- Mining City Location within the state of Kentucky Mining City Mining City (the United States)
- Coordinates: 37°13′38″N 86°46′44″W﻿ / ﻿37.22722°N 86.77889°W
- Country: United States
- State: Kentucky
- County: Butler
- Elevation: 384 ft (117 m)
- Time zone: UTC-6 (Central (CST))
- • Summer (DST): UTC-5 (CDT)
- GNIS feature ID: 508615

= Mining City, Kentucky =

Unincorporated community in Kentucky, United States

Mining City was an unincorporated community located in Butler County, Kentucky, United States. A 19th-century steamboat landing on the Green River, the community was mostly extinct by the mid-20th century. The community was named for local coal mines.

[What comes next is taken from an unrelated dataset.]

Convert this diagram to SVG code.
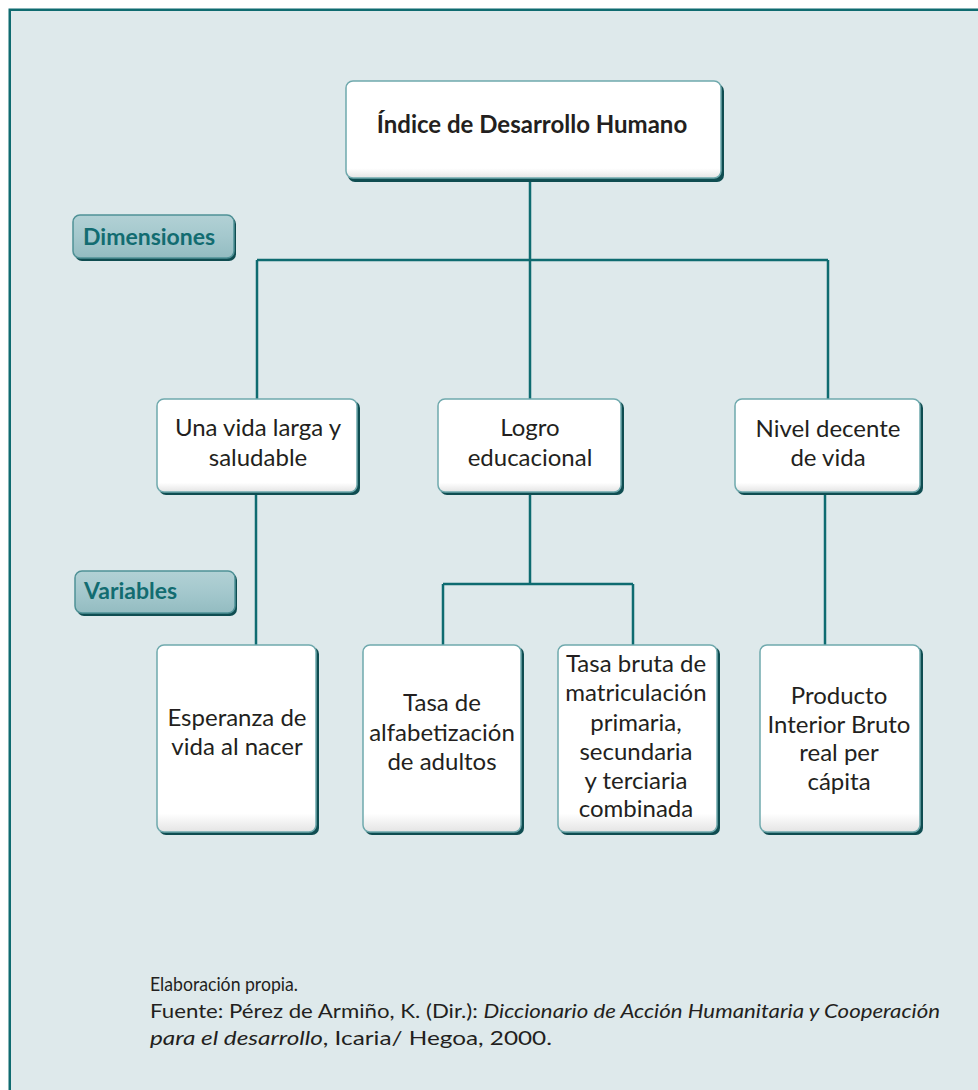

Geographic research conducted by Robert Rennick found that some of his sources connected Mining City with the older community of Suffolk and a related feature which "the rivermen called "The Bark Yard"", although another interviewee indicated no knowledge of a connection between Suffolk and Mining City. A post office was in operation at Mining City from 1876 to 1959, and the Mining City name was derived from local coal mines.

==Geography==
The community is located along Kentucky Route 1117 in west-central Butler County, which is part of Kentucky's Western Coal Fields region. The community is one of the region's several communities located along the Green River.